远程过程调用-RPC

Posted on 2017-02-13 18:36 bw_0927 阅读(869) 评论(0) 收藏举报

RPC是建立在Socket之上的,RPC带来了开发C/S程序的简单可靠的手段,程序员不用关心C/S之间的通讯协议, 集中精力对付实现过程

那么, RPC与Socket通信的区别是什么呢?

RPC是建立在Socket之上的,RPC带来了开发C/S程序的简单可靠的手段,它通过一种叫XDR的数据表达方法描述数据,程序员写伪代码,然后由rpcgen程序翻译为真正的可编译的C语言源代码,再翻译成真正的Client端和Server端程序.

RPC作为普遍的C/S开发方法,开发效率高效,可靠. 但RPC方法的基本原则是--以模块调用的简单性忽略了通讯的具体细节,以便程序员不用关心C/S之间的通讯协议, 集中精力对付实现过程. 这就决定了RPC生成的通讯不可能对每种应用都有恰当的处理方法. 与Socket方法相比,传输相同的有效数据,RPC占用更多的网络带宽.

RPC是在Socket的基础上实现的, 它比socket需要更多的网络和系统资源. 另外, 在对程序优化时, 程序员虽然可以直接修改由rpcgen产生的令人费解的源程序. 但对于追求程序设计高效率的RPC而言, 获得的简单性则被大大削弱.

RPC和Socket的类比

RPC：老板不需要知道怎么使用MSN, 只要告诉秘书,秘书就会通过MSN与对方建立会话请求和相应.

而基于Socket的通信, 老板需要会使用MSN,这样,虽然老板需要实现培训一下关于MSN的知识, 但与对方通信时,就不用经过秘书了,效率会更高.

RPC的缺点：

Well, if you had time you could dig through my various IEEE Internet Computing columns from the past 6 years and find many reasons listed there. For example, “RPC Under Fire“(note that it’s PDF) from the Sep/Oct 2005 lists a number of problems:
Also, pretty much any of my columns that cover REST to any degree would also contain mentions of RPC’s shortcomings. All the columns can be found here:
But if you don’t have the time or energy, the fundamental problem is that RPC tries to make a distributed invocation look like a local one. This can’t work because the failure modes in distributed systems are
quite different from those in local systems, so you find yourself having to introduce more and more infrastructure that tries to hide all the hard details and problems that lurk beneath. That’s how we got
Apollo NCS and Sun RPC and DCE and CORBA and DSOM and DCOM and EJB and SOAP and JAX-RPC, to name a few off the top of my head, each better than what came before in some ways but worse in other ways, especially footprint and complexity.

各种各样的RPC，他们弥补了一些缺陷的同时又带来了新的问题。

But it’s all for naught because no amount of infrastructure can ever hide those problems of distribution. Network partitions are real, timeouts are real, remote host and service
crashes are real, the need for piecemeal system upgrade and handling version differences between systems is real, etc. The distributed systems programmer *must* deal with these and other issues because
they affect different applications very differently; no amount of hiding or abstraction can make these problems disappear. As I said about such systems in a recent column:
“The layers of complexity required to maintain the resulting leaky illusion of local/remote transparency are reminiscent of the convoluted equations that pre-Copernican astronomers used to explain how the Sun and other planets revolved around the Earth.” (from “Serendipitous Reuse“)
RPC systems in C++, Java, etc. also tend to introduce higher degrees of coupling than one would like in a distributed system.

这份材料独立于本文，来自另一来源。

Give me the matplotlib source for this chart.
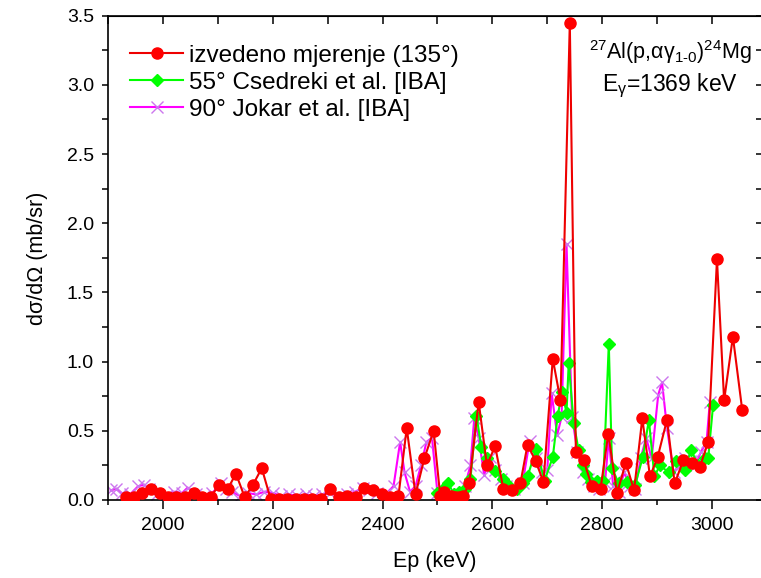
import matplotlib
matplotlib.use("Agg")
import matplotlib.pyplot as plt
from matplotlib.ticker import MultipleLocator

plt.rcParams['font.family'] = ['Liberation Sans', 'DejaVu Sans']
plt.rcParams['mathtext.fontset'] = 'custom'
plt.rcParams['mathtext.rm'] = 'Liberation Sans'
plt.rcParams['mathtext.it'] = 'Liberation Sans'
plt.rcParams['mathtext.bf'] = 'Liberation Sans'

# ---- data ----
E_red = [1932, 1947, 1962, 1978, 1994, 2009, 2024, 2040, 2057, 2071, 2087, 2102, 2118, 2133,
         2149, 2164, 2180, 2196, 2212, 2226, 2243, 2257, 2272, 2288, 2305, 2321, 2336, 2352,
         2367, 2383, 2399, 2414, 2429, 2444, 2460, 2476, 2493, 2505, 2512, 2518, 2525, 2532,
         2540, 2547, 2558, 2575, 2590, 2605, 2620, 2636, 2651, 2664, 2679, 2693, 2710, 2724,
         2741, 2752, 2766, 2781, 2797, 2811, 2827, 2843, 2858, 2873, 2887, 2901, 2918, 2932,
         2948, 2963, 2978, 2993, 3009, 3022, 3038, 3055]
v_red = [0.02, 0.02, 0.05, 0.08, 0.05, 0.02, 0.02, 0.02, 0.05, 0.02, 0.02, 0.11, 0.08, 0.19,
         0.02, 0.11, 0.23, 0.01, 0.01, 0.01, 0.01, 0.01, 0.01, 0.01, 0.08, 0.02, 0.03, 0.02,
         0.09, 0.07, 0.04, 0.02, 0.03, 0.52, 0.04, 0.30, 0.50, 0.03, 0.06, 0.01, 0.03, 0.02,
         0.02, 0.03, 0.12, 0.71, 0.25, 0.39, 0.08, 0.07, 0.12, 0.40, 0.28, 0.13, 1.02, 0.72,
         3.45, 0.35, 0.29, 0.10, 0.08, 0.48, 0.05, 0.27, 0.07, 0.59, 0.17, 0.31, 0.58, 0.12,
         0.29, 0.27, 0.24, 0.42, 1.74, 0.72, 1.18, 0.65]

E_green = [2500, 2510, 2520, 2530, 2540, 2550, 2560, 2571, 2580, 2590, 2604, 2619, 2631, 2645,
           2655, 2664, 2680, 2695, 2710, 2719, 2727, 2735, 2739, 2748, 2757, 2765, 2771, 2780,
           2790, 2802, 2812, 2818, 2830, 2845, 2860, 2874, 2885, 2895, 2905, 2921, 2935, 2950,
           2962, 2975, 2987, 2993, 3002]
v_green = [0.05, 0.08, 0.12, 0.04, 0.06, 0.08, 0.15, 0.61, 0.38, 0.30, 0.21, 0.15, 0.10, 0.08,
           0.12, 0.17, 0.37, 0.14, 0.31, 0.61, 0.78, 0.63, 0.99, 0.56, 0.36, 0.25, 0.19, 0.13,
           0.14, 0.14, 1.13, 0.23, 0.12, 0.13, 0.11, 0.31, 0.58, 0.17, 0.25, 0.20, 0.28, 0.22,
           0.36, 0.25, 0.30, 0.30, 0.69]

E_mag = [1905, 1915, 1925, 1940, 1955, 1965, 1975, 1990, 2005, 2020, 2035, 2045, 2060, 2075,
         2090, 2105, 2115, 2125, 2140, 2155, 2170, 2185, 2200, 2215, 2230, 2245, 2260, 2275,
         2290, 2305, 2320, 2335, 2350, 2365, 2375, 2390, 2405, 2420, 2432, 2440, 2450, 2460,
         2470, 2480, 2490, 2500, 2510, 2520, 2530, 2540, 2550, 2560, 2567, 2575, 2585, 2595,
         2605, 2615, 2625, 2640, 2655, 2668, 2680, 2690, 2700, 2708, 2718, 2726, 2735, 2745,
         2755, 2765, 2775, 2785, 2795, 2805, 2812, 2820, 2830, 2840, 2850, 2860, 2870, 2880,
         2890, 2902, 2909, 2918, 2930, 2940, 2950, 2960, 2970, 2980, 2990, 2996]
v_mag = [0.07, 0.08, 0.05, 0.04, 0.10, 0.11, 0.08, 0.04, 0.03, 0.06, 0.05, 0.09, 0.04, 0.03,
         0.05, 0.12, 0.08, 0.06, 0.03, 0.05, 0.04, 0.06, 0.05, 0.03, 0.04, 0.03, 0.04, 0.03,
         0.04, 0.05, 0.03, 0.04, 0.06, 0.09, 0.07, 0.05, 0.04, 0.10, 0.42, 0.20, 0.06, 0.10,
         0.25, 0.42, 0.45, 0.05, 0.03, 0.04, 0.03, 0.04, 0.10, 0.25, 0.59, 0.45, 0.18, 0.31,
         0.22, 0.15, 0.10, 0.08, 0.12, 0.43, 0.30, 0.20, 0.22, 0.77, 0.47, 0.60, 1.85, 0.60,
         0.35, 0.20, 0.15, 0.10, 0.08, 0.12, 0.45, 0.10, 0.06, 0.20, 0.10, 0.08, 0.30, 0.45,
         0.30, 0.76, 0.85, 0.52, 0.20, 0.25, 0.30, 0.28, 0.25, 0.35, 0.42, 0.71]

labels = ['izvedeno mjerenje (135°)', '55° Csedreki et al. [IBA]', '90° Jokar et al. [IBA]']

# ---- figure ----
W, H = 761, 578
fig = plt.figure(figsize=(W / 100, H / 100), dpi=100)
ax = fig.add_axes([108 / W, 78 / H, (762 - 108) / W, (500 - 15.7) / H])

l_mag, = ax.plot(E_mag, v_mag, color='#ff00ff', lw=1.5, marker='x', ms=8, mew=1.0,
                 mec='#cc77ee', zorder=2)
l_grn, = ax.plot(E_green, v_green, color='#00ff00', lw=1.5, marker='D', ms=6.5,
                 mfc='#00ff00', mec='#00ff00', zorder=3)
l_red, = ax.plot(E_red, v_red, color='#ee0000', lw=1.5, marker='o', ms=8,
                 mfc='#ff0000', mec='#ff0000', zorder=4)

ax.set_xlim(1900, 3091)
ax.set_ylim(0, 3.5)
ax.xaxis.set_major_locator(MultipleLocator(200))
ax.xaxis.set_minor_locator(MultipleLocator(100))
ax.yaxis.set_major_locator(MultipleLocator(0.5))
ax.yaxis.set_minor_locator(MultipleLocator(0.25))
ax.yaxis.set_major_formatter(plt.FuncFormatter(lambda v, p: f'{v:.1f}'))

for s in ax.spines.values():
    s.set_linewidth(1.2)
ax.tick_params(axis='x', which='major', direction='out', length=6.5, width=1.1, labelsize=14, pad=6)
ax.tick_params(axis='x', which='minor', direction='out', length=3.6, width=1.1)
ax.tick_params(axis='y', which='major', direction='out', length=4, width=1.1, labelsize=14, pad=6)
ax.tick_params(axis='y', which='minor', direction='out', length=4, width=1.1)

# top and right inward ticks
top = ax.secondary_xaxis('top')
top.xaxis.set_major_locator(MultipleLocator(200))
top.xaxis.set_minor_locator(MultipleLocator(100))
top.tick_params(which='both', direction='in', length=6, width=1.1, labeltop=False)
right = ax.secondary_yaxis('right')
right.yaxis.set_major_locator(MultipleLocator(0.5))
right.yaxis.set_minor_locator(MultipleLocator(0.25))
right.tick_params(which='both', direction='in', length=4, width=1.1, labelright=False)

ax.set_xlabel('Ep (keV)', fontsize=15.5, labelpad=12)
ax.set_ylabel('dσ/dΩ (mb/sr)', fontsize=15.5, labelpad=14)

leg = ax.legend([l_red, l_grn, l_mag], labels, loc='upper left', frameon=False,
                fontsize=17.5, handlelength=2.2, handletextpad=0.25, labelspacing=0.2,
                borderaxespad=0.5, bbox_to_anchor=(0.0, 0.985))

ax.text(0.735, 0.925, r'$^{27}$Al(p,αγ$_{1\mathregular{\text{-}}0}$)$^{24}$Mg',
        transform=ax.transAxes, fontsize=15.5, va='center', ha='left')
ax.text(0.755, 0.855, r'E$_{\mathregular{γ}}$=1369 keV', transform=ax.transAxes,
        fontsize=16.5, va='center', ha='left')

fig.savefig('out.png', dpi=100)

Typically you have some sort of IDL that’s used to generate stubs/proxies/skeletons code that turns the local calls into remote ones, which nobody wants to write or maintain by hand. 通过IDL，即上文的rpcgen来产生RPC用来通信的组件(客户端stub，服务端stub)

The IDL is often simple, but the generated code is usually not. That code is normally compiled into each app in the system. Change the IDL and you have to regenerate the code, recompile it, and then retest and redeploy your apps, and you typically have to do that atomically, either all apps or none, because versioning is not accounted for. In an already-deployed production system, it can be pretty hard to do atomic upgrades across the entire system. Overall, this approach makes for brittle, tightly-coupled systems.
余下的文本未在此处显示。